Bomb trail takes another twist // Ex-chemist in string of coincidences

  Mark Potok

  05/15/1995

  USA Today

  FINAL

  Page 03A

  (Copyright 1995)

 

  OKLAHOMA CITY - A California chemist-turned-dishwasher swept up in the

  nation's largest manhunt sits in a Phoenix jail today as investigators probe his

  possible links to the Oklahoma City bombing.

 

  Steven Garrett Colbern, 35, was arrested Friday after a scuffle with federal

  agents in a northwest Arizona tourist town on 1994 federal firearms and fugitive

  charges.

 

  Federal officials say Colbern told them he knew Timothy McVeigh, 27, one of

  two men charged in the April 19 explosion, but only by the alias of "Tim Tuttle."

 

  Officials are downplaying the possibility Colbern could be the elusive "John Doe

  No. 2."

 

  "Doe 2" is reported to have been with McVeigh when he rented a truck that

  authorities say was used in the bombing.

 

  "When I looked down at him, I said, `My God, that's John Doe No. 2,' " said

  Anita Armstrong, a fire department lieutenant who witnessed the arrest in

  Oatman, Ariz., a town of 140 people. "He looked like the composite sketch."

 

  Officials said that may not be the case, but they're investigating coincidences:

 

  -- Colbern, described as a quiet, intelligent gun enthusiast who liked to wear

  military fatigues, was anti-government, according to some who knew him in

  Oatman.

 

  "He'd make remarks about how we're losing our freedom, we're going into

  socialism," says Derrell Warren, 56, who manages a hotel in Oatman. "And I did

  hear him make (an admiring) remark about the Third Reich."

 

  -- He also has used the same mail service as McVeigh, says Lynda Willoughby,

  who manages The Mail Room in Kingman, Ariz.
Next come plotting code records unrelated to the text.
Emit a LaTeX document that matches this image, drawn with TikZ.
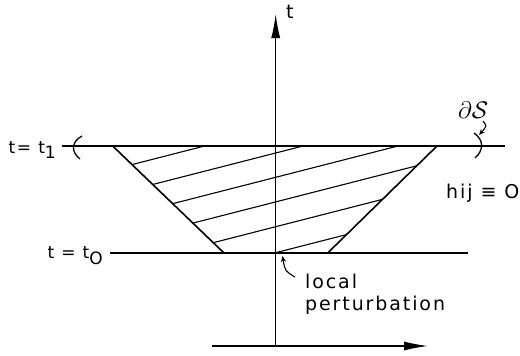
\documentclass[tikz,border=0pt]{standalone}
\usepackage{fix-cm}
\usepackage{fontspec}
\setmainfont{DejaVu Sans}[LetterSpace=10]
\usetikzlibrary{arrows.meta}
\begin{document}
\begin{tikzpicture}[x=1pt,y=-1pt,
  axis/.style={line width=1.3pt},
  edge/.style={line width=1.6pt},
  hatch/.style={line width=1.1pt},
  lbl/.style={inner sep=0pt,anchor=base west,font=\fontsize{19}{19}\selectfont},
  lble/.style={inner sep=0pt,anchor=base east,font=\fontsize{17}{17}\selectfont},
  note/.style={-{Stealth[length=6pt,width=5pt]},line width=1.1pt},
  bigtip/.style={-{Latex[length=24pt,width=9pt]}}]
\useasboundingbox (0,0) rectangle (520,356);
\coordinate (TL) at (112.7,146);
\coordinate (BL) at (224,253);
\coordinate (BR) at (327.7,253);
\coordinate (TR) at (437,146);
\coordinate (ybot) at (275.7,346);
\coordinate (ytop) at (275.7,14);
\coordinate (xl) at (212,346);
\coordinate (xr) at (428,346);
\coordinate (t1l) at (62,146);
\coordinate (t1r) at (505,146);
\coordinate (t0l) at (110,253);
\coordinate (t0r) at (468,253);
% axes
\draw[axis,bigtip] (ybot) -- (ytop);
\draw[axis,bigtip] (xl) -- (xr);
% time slices
\draw[edge] (t1l) -- (t1r);
\draw[axis] (t0l) -- (t0r);
% region
\draw[edge] (TL) -- (BL);
\draw[edge] (TR) -- (BR);
\begin{scope}
  \clip (TL) -- (BL) -- (BR) -- (TR) -- cycle;
  \foreach \c in {127.8,153,177.3,201.9,226.7,252.7}
    \draw[hatch] (0,\c+70.58) -- (520,\c-62.54);
\end{scope}
% boundary marks
\draw[axis] (82,136) .. controls (71,142) and (71,152) .. (80,159);
\draw[axis] (474,133) .. controls (484,140) and (484,150) .. (475,158);
% labels
\node[lbl] (tl) at (286,18.3) {t};
\node[lble] (l1) at (56,153) {t= t\raisebox{-5pt}{1}};
\node[lble] (l0) at (103,258) {t = t\raisebox{-6pt}{O}};
\node[lbl] (h) at (446,198) {hij ≡ O};
\node[lbl,font=\fontsize{24}{24}\selectfont] (ds) at (458,118) {$\partial\mathcal{S}$};
\node[lbl] (loc) at (305,288.3) {local};
\node[lbl] (pert) at (305,310) {perturbation};
% annotation arrows
\coordinate (dsa) at (483,121);
\coordinate (dsb) at (479,135);
\draw[note] (dsa) .. controls (487,126) .. (dsb);
\coordinate (lpa) at (295,277);
\coordinate (lpb) at (282.5,256);
\draw[note] (lpa) .. controls (285,271) .. (lpb);
\end{tikzpicture}
\end{document}
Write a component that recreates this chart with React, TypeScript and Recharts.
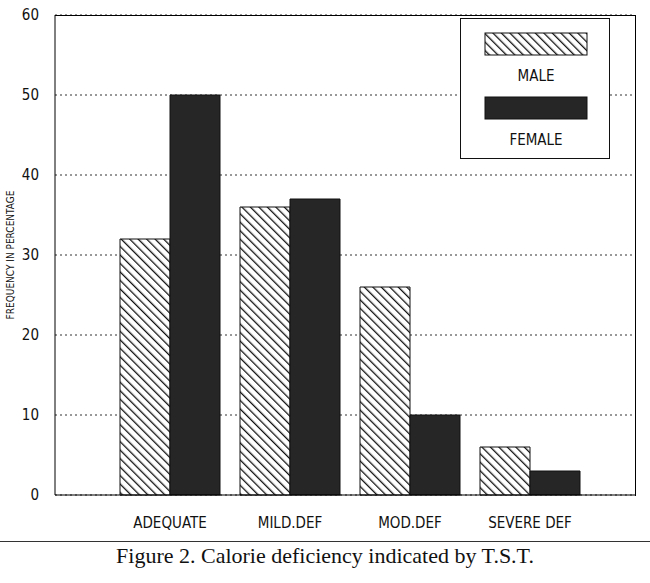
import { BarChart, Bar, XAxis, YAxis, CartesianGrid } from "recharts";

const categories = ["ADEQUATE", "MILD.DEF", "MOD.DEF", "SEVERE DEF"];
const male = [32, 36, 26, 6];
const female = [50, 37, 10, 3];
const yTicks = [0, 10, 20, 30, 40, 50, 60];

const data = categories.map((c, i) => ({ name: c, male: male[i], female: female[i] }));

const FONT = "'Liberation Sans Narrow', 'DejaVu Sans Condensed', Arial, sans-serif";

export default function App() {
  return (
    <div style={{ position: "absolute", left: 0, top: 0, width: 650, height: 583, background: "#fff" }}>
      <BarChart
        width={650}
        height={535}
        data={data}
        margin={{ top: 15, right: 15, bottom: 0, left: 0 }}
        barCategoryGap={10}
        barGap={0}
      >
        <defs>
          <pattern id="hatch" width="6" height="6" patternUnits="userSpaceOnUse" patternTransform="rotate(-45)">
            <rect width="6" height="6" fill="#fff" />
            <line x1="0" y1="0" x2="0" y2="6" stroke="#111" strokeWidth="2.6" />
          </pattern>
        </defs>
        <CartesianGrid vertical={false} stroke="#333" strokeDasharray="2 3" />
        <XAxis
          dataKey="name"
          height={40}
          stroke="#000"
          tickLine={false}
          padding={{ left: 55, right: 45 }}
          tick={{ fill: "#111", fontSize: 15, fontFamily: FONT }}
          tickMargin={16}
        />
        <YAxis
          domain={[0, 60]}
          ticks={yTicks}
          width={55}
          stroke="#000"
          tickLine={false}
          tick={{ fill: "#111", fontSize: 15, fontFamily: FONT }}
          tickMargin={10}
          label={{
            value: "FREQUENCY IN PERCENTAGE",
            angle: -90,
            position: "insideLeft",
            offset: 10,
            style: { fontSize: 10, fontFamily: FONT, fill: "#111", textAnchor: "middle" },
          }}
        />
        <Bar dataKey="male" fill="url(#hatch)" stroke="#111" strokeWidth={1} isAnimationActive={false} />
        <Bar dataKey="female" fill="#262626" stroke="#111" strokeWidth={1} isAnimationActive={false} />
      </BarChart>
      <div
        style={{
          position: "absolute", left: 55, top: 15, width: 580, height: 480,
          borderTop: "1px solid #000", borderRight: "1px solid #000", pointerEvents: "none",
        }}
      />
      <div
        style={{
          position: "absolute", left: 460, top: 18, width: 148, height: 139,
          border: "1.5px solid #111", background: "#fff",
        }}
      >
        <svg width={148} height={139} style={{ position: "absolute", left: 0, top: 0 }}>
          <defs>
            <pattern id="hatch2" width="6" height="6" patternUnits="userSpaceOnUse" patternTransform="rotate(-45)">
              <rect width="6" height="6" fill="#fff" />
              <line x1="0" y1="0" x2="0" y2="6" stroke="#111" strokeWidth="2.6" />
            </pattern>
          </defs>
          <rect x={24} y={14} width={102} height={22} fill="url(#hatch2)" stroke="#111" />
          <rect x={24} y={78} width={102} height={22} fill="#262626" stroke="#111" />
          <text x={75} y={62} textAnchor="middle" fontSize={15} fontFamily={FONT} fill="#111">MALE</text>
          <text x={75} y={126} textAnchor="middle" fontSize={15} fontFamily={FONT} fill="#111">FEMALE</text>
        </svg>
      </div>
      <div style={{ position: "absolute", left: 0, top: 541, width: 650, borderTop: "1.5px solid #333" }} />
      <div
        style={{
          position: "absolute", left: 0, top: 543, width: 650, textAlign: "center",
          fontFamily: "'Liberation Serif', 'DejaVu Serif', serif", fontSize: 22, color: "#111",
        }}
      >
        Figure 2. Calorie deficiency indicated by T.S.T.
      </div>
    </div>
  );
}
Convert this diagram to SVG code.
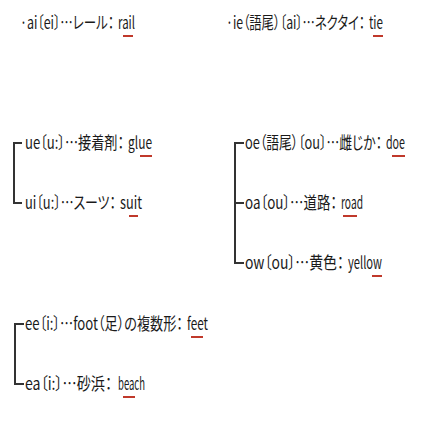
<svg xmlns="http://www.w3.org/2000/svg" width="421" height="421" viewBox="0 0 421 421">
<style>
text{font-family:"Noto Sans CJK JP","Noto Sans",sans-serif;font-size:17px;font-weight:400;fill:#1a1a1a;font-feature-settings:"palt"}
.ul{stroke:#c0392b;stroke-width:2}
.br{stroke:#333;stroke-width:2;fill:none}
</style>
<rect width="421" height="421" fill="#fff"/>
<g id="connectors">
<path class="br" d="M22,143 H14 V203 H22"/>
<path class="br" d="M244,143 H235 V263 H244 M235,203 H244"/>
<path class="br" d="M24,324 H15 V384 H24"/>
</g>
<g id="rail">
<text transform="translate(20,29) scale(0.7,1)" textLength="134.3" lengthAdjust="spacingAndGlyphs">·ai〔ei〕…レール：</text>
<text transform="translate(118,29) scale(0.7,1)" textLength="24.3" lengthAdjust="spacingAndGlyphs">rail</text>
<line class="ul" x1="123" y1="36" x2="133" y2="36"/>
</g>
<g id="tie">
<text transform="translate(226,29) scale(0.7,1)" textLength="198.6" lengthAdjust="spacingAndGlyphs">·ie（語尾）〔ai〕…ネクタイ：</text>
<text transform="translate(369,29) scale(0.7,1)" textLength="20" lengthAdjust="spacingAndGlyphs">tie</text>
<line class="ul" x1="373" y1="36" x2="383" y2="36"/>
</g>
<g id="glue">
<text transform="translate(25,149) scale(0.7,1)" textLength="141.4" lengthAdjust="spacingAndGlyphs">ue〔u:〕…接着剤：</text>
<text transform="translate(128,149) scale(0.7,1)" textLength="34.3" lengthAdjust="spacingAndGlyphs">glue</text>
<line class="ul" x1="140" y1="156" x2="152" y2="156"/>
</g>
<g id="suit">
<text transform="translate(25,209) scale(0.7,1)" textLength="130" lengthAdjust="spacingAndGlyphs">ui〔u:〕…スーツ：</text>
<text transform="translate(120,209) scale(0.7,1)" textLength="31.4" lengthAdjust="spacingAndGlyphs">suit</text>
<line class="ul" x1="129" y1="216" x2="138" y2="216"/>
</g>
<g id="doe">
<text transform="translate(245,149) scale(0.7,1)" textLength="195.7" lengthAdjust="spacingAndGlyphs">oe（語尾）〔ou〕…雌じか：</text>
<text transform="translate(386,149) scale(0.7,1)" textLength="27.1" lengthAdjust="spacingAndGlyphs">doe</text>
<line class="ul" x1="392" y1="156" x2="405" y2="156"/>
</g>
<g id="road">
<text transform="translate(245,209) scale(0.7,1)" textLength="131.4" lengthAdjust="spacingAndGlyphs">oa〔ou〕…道路：</text>
<text transform="translate(341,209) scale(0.7,1)" textLength="31.4" lengthAdjust="spacingAndGlyphs">road</text>
<line class="ul" x1="343" y1="216" x2="357" y2="216"/>
</g>
<g id="yellow">
<text transform="translate(245,269) scale(0.7,1)" textLength="141.4" lengthAdjust="spacingAndGlyphs">ow〔ou〕…黄色：</text>
<text transform="translate(348,269) scale(0.7,1)" textLength="48.6" lengthAdjust="spacingAndGlyphs">yellow</text>
<line class="ul" x1="372" y1="276" x2="382" y2="276"/>
</g>
<g id="feet">
<text transform="translate(25,330) scale(0.7,1)" textLength="225.7" lengthAdjust="spacingAndGlyphs">ee〔i:〕…foot（足）の複数形：</text>
<text transform="translate(187,330) scale(0.7,1)" textLength="30" lengthAdjust="spacingAndGlyphs">feet</text>
<line class="ul" x1="191" y1="337" x2="203" y2="337"/>
</g>
<g id="beach">
<text transform="translate(25,390) scale(0.7,1)" textLength="124.3" lengthAdjust="spacingAndGlyphs">ea〔i:〕…砂浜：</text>
<text transform="translate(118,390) scale(0.7,1)" textLength="38.6" lengthAdjust="spacingAndGlyphs">beach</text>
<line class="ul" x1="123" y1="397" x2="135" y2="397"/>
</g>
</svg>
But McVeigh used the service

  recently, while Colbern did so years ago, she says.

 

  -- A brown pickup truck was found outside a trailer in Bullhead City, Ariz.,

  where Colbern sometimes lived.

 

  A motorist told officials that when McVeigh was stopped by a trooper shortly

  after the bombing, he saw a brown pickup stop; the driver appeared to look back

  at McVeigh.

 

  -- Colbern is said to have been adept at making bombs of ammonium nitrate

  fertilizer and fuel oil, the same ingredients used in Oklahoma City.

 

  -- One of Colbern's three roommates in Oatman, Dennis Kemp Malzac, 37, was

  arrested Friday in connection with a Feb. 21 explosion at a home outside

  Kingman in Mohave County, Ariz., officials said.

 

  James Zack, chief deputy county attorney, said McVeigh was not connected to

  that blast.

 

  That bomb was made of fertilizer and fuel. Officials say they are looking into the

  explosion as a possible practice run for Oklahoma City.

 

  -- Investigators also say they have a letter from McVeigh addressed to "S.C." --

  possibly Steven Colbern.

 

  The firearms charge against Colbern stems from a July 20 traffic stop in Upland,

  Calif. Police found an assault rifle, two loaded handguns, a silencer, a knife, a

  device to convert weapons to automatics and a home video showing what

  appeared to be an illegal .50-caliber Browning machine gun, according to court

  documents.

 

  During that arrest, Colbern struggled, leading to a charge of battery on a police

  officer, says Richard Maxwell, chief deputy district attorney for San Bernardino

  County.

 

  Authorities searched Colbern's trailer before dawn Saturday, finding firearms, lab

  parts linked to the manufacture of an illegal drug -- methamphetamine -- and belt

  ammunition for a machine gun.

 

  Both McVeigh and the other suspect charged in the bombing, Terry Nichols, 40,

  were said to have been fascinated with weapons, as were the Michigan civilian

  militia groups both were interested in.

 

  Colbern, who had a chemistry degree from the University of California at Los

  Angeles, apparently had drifted between Arizona and California after holding a

  chemist's job in Los Angeles. When he was arrested, he was working as a

  dishwasher and cook at an Oatman restaurant and bar.